We’re running Athena queries against our ERP application logs stored in S3, partitioned by date. After our nightly Glue ETL job completes, Athena consistently returns ‘HIVE_PARTITION_SCHEMA_MISMATCH’ errors when querying recent data.
Our Glue crawler runs daily at 2 AM to update the Data Catalog, but queries against yesterday’s partition fail until we manually run MSCK REPAIR TABLE. The ETL workflow writes new partitions in format year=2025/month=03/day=14/ but the catalog doesn’t reflect them.
Sample failing query:
SELECT user_id, action, timestamp
FROM erp_logs
WHERE year=2025 AND month=3 AND day=13;
Error: Partition not found in Data Catalog. This blocks our morning analytics reports. How can we ensure the Glue Data Catalog updates automatically after ETL jobs complete, and integrate partition repair into our workflow without manual intervention?
The HIVE_PARTITION_SCHEMA_MISMATCH error suggests your partition columns might have type inconsistencies. When Glue ETL writes new partitions, are the data types matching the existing catalog schema? I’d recommend checking if your month and day columns are being written as integers versus strings. Run SHOW PARTITIONS erp_logs to see what’s actually registered versus what exists in S3.
For automatic partition updates, consider using AWS Lambda triggered by S3 PUT events. When your ETL writes new partition data, Lambda can execute ALTER TABLE ADD PARTITION statements directly. This eliminates the crawler delay entirely and gives you real-time partition availability. You’d need to parse the S3 key to extract partition values and construct the DDL, but it’s more reliable than scheduled crawlers for time-sensitive analytics.

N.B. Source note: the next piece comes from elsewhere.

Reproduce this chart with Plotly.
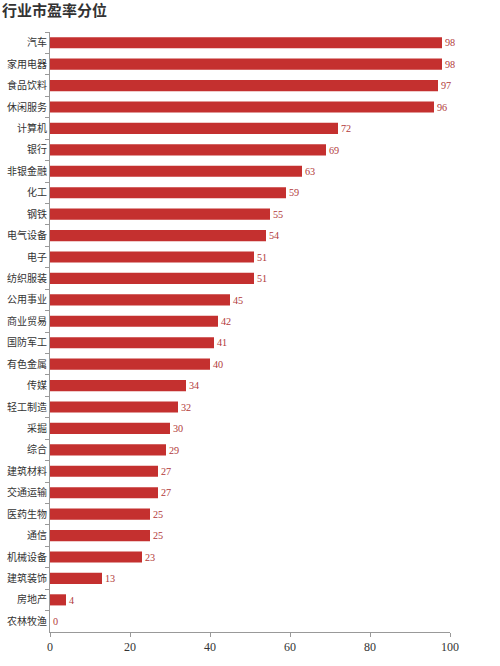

Lambda works but adds complexity. A simpler approach: configure your Glue ETL job to use enableUpdateCatalog and partitionKeys parameters. This makes Glue automatically update the Data Catalog as it writes partitions. In your job script, set these DynamicFrame write options and Glue handles catalog updates synchronously. Much cleaner than post-processing with crawlers or Lambda functions, and it’s native Glue functionality designed exactly for this scenario.